Филипп Филиппович был волостным начальством с самыми широкими медицинскими полномочиями, сиречь он разбирался не только в предстательных железах, проктологии и профильной хирургии, а был тем исконно сельским врачом, на которых держалась вся провинциальная медицина России. Он находился в плановой поездке по вопросам инспекции гинекологической службы, и Булгаков пока что успешно прятал от него Тасю в других отделениях. Стыдно было признаться в своей коновалости и незнания гинекологии, а ещё страшнее было презрение товарищей по цеху.
- Ну а как же?.. - испугался Булгаков, имея в виду классику многомесячных наблюдений за такого рода больными, после которых только и можно было вынести окончательный диагноз; он понял, что Филипп Филиппович намекает на душевную дисфункцию.
- Вы, батенька... - пояснил Филипп Филиппович с выражением превеликого мастерства на добрейшем лице, - много работаете, мало спите и совсем не пьёте. Покажите язык. - Булгаков показал. - А пить надо, - назидательно сказал Филипп Филиппович, явно одобрив цвет языка Булгакова, - чтобы не кувыркнуться раньше времени. Невроз, знаете ли, надо тормозить, иначе он вас засосёт в такое болото, из которых вы не выберетесь до конца дней своих и пропадёте ни за грош собачий. Питьё определяет сознание! - добавил он с долготерпением, свойственным крайне умным людям.
- Ё-моё... ё-моё... - покорно соглашался Булгаков, натягивая брюки и лихорадочно обдумывая предложение. - Сбегать в "Бычок"?..
"Бычком" на Московской улице, между пожарной колокольней и почтой, для простоты душевной именовали магазин колониальных яств "Буженина и окорок", в отличие от "Мегаполиса" на противоположной стороне, где предпочитали самогон, фруктовые наливки и мороженных дафний для аквариумистов.

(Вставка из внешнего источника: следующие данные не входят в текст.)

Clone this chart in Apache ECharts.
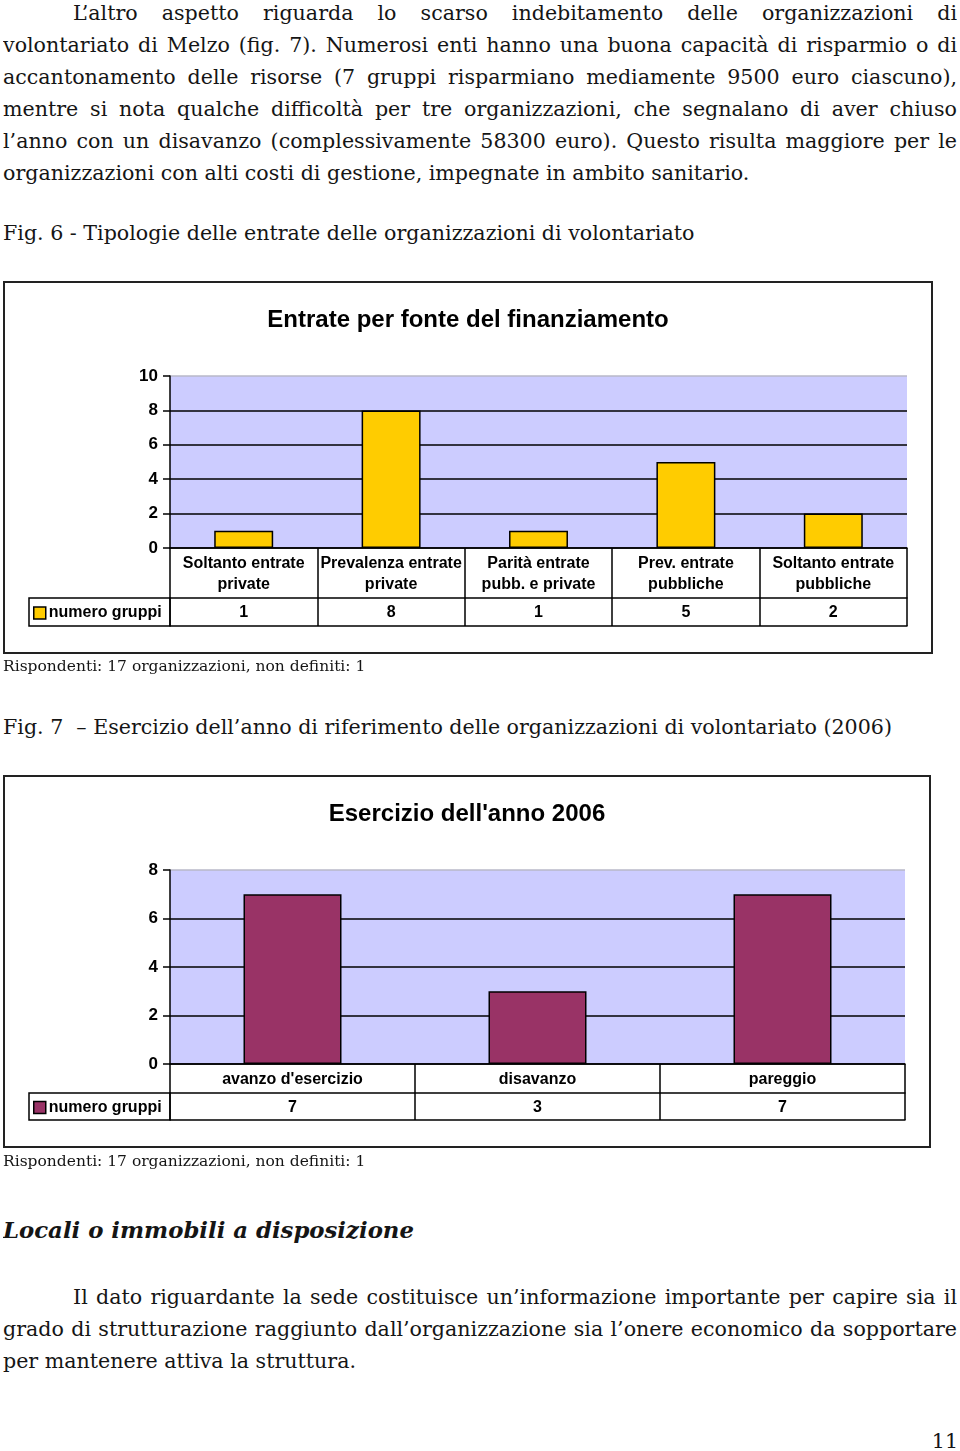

Вдруг в голове у него что-то щёлкнуло, как бретелька на спине Таси, и он не поверил ни единому слову Филиппа Филипповича. Щелчок в голове был признаком непроизвольного озарения, и ему показалось, что он сам знает все свои болячки, как пять своих пальцев, и душевный кризис здесь не при чём, хотя о Филиппе Филипповиче ходили легенды и он слыл местным Гиппократом в самом широком смысле этого слова, но на этот раз ошибся; существовало ещё нечто, о чём медицина не имела ни малейшего понятия и никогда не учила и не могла учить - лунные человеки.
- Зачем?.. - сдержанно обрадовался Филипп Филиппович понятливости Булгакова.
- Закуски возьму! - нашёлся Булгаков, пытаясь вникнуть в ход мыслей Филиппа Филипповича, чего ему ни капельки не удавалось из-за разности возрастов.
Если у меня душевный кризис, думал он, то дело дрянь. Но со мной этот фокус не пройдёт! - едва не перекрестился он. Я поэтому и колюсь, потому что психика не выдерживает натуры жизни!
- Удовольствия лишимся, - предупредил Филипп Филиппович, вытирая руки и странно погладывая на Булгаков.
А вдруг он тоже лунный человек? - ужаснулся Булгаков, а я со всей душой. Нет, не может быть, вспомнил он трактир "СамоварЪ", в Киеве, на Александровской площади, Филипп Филиппович не в курсе, он вообще, похоже, не подозревает о существовании лунного мира, а насчёт невроза ввернул по великому наитию. Рефлекс Земмельвайса, к счастью, ему явно чужд.
- Нет, мой друг! Мы испортим натуральный вкус спиритуса виниуса! - торжественно объявил Филипп Филиппович и выдал себя с головой.
Ё-моё... ё-моё... да он же тихий алкоголик, наконец-то сообразил Булгаков.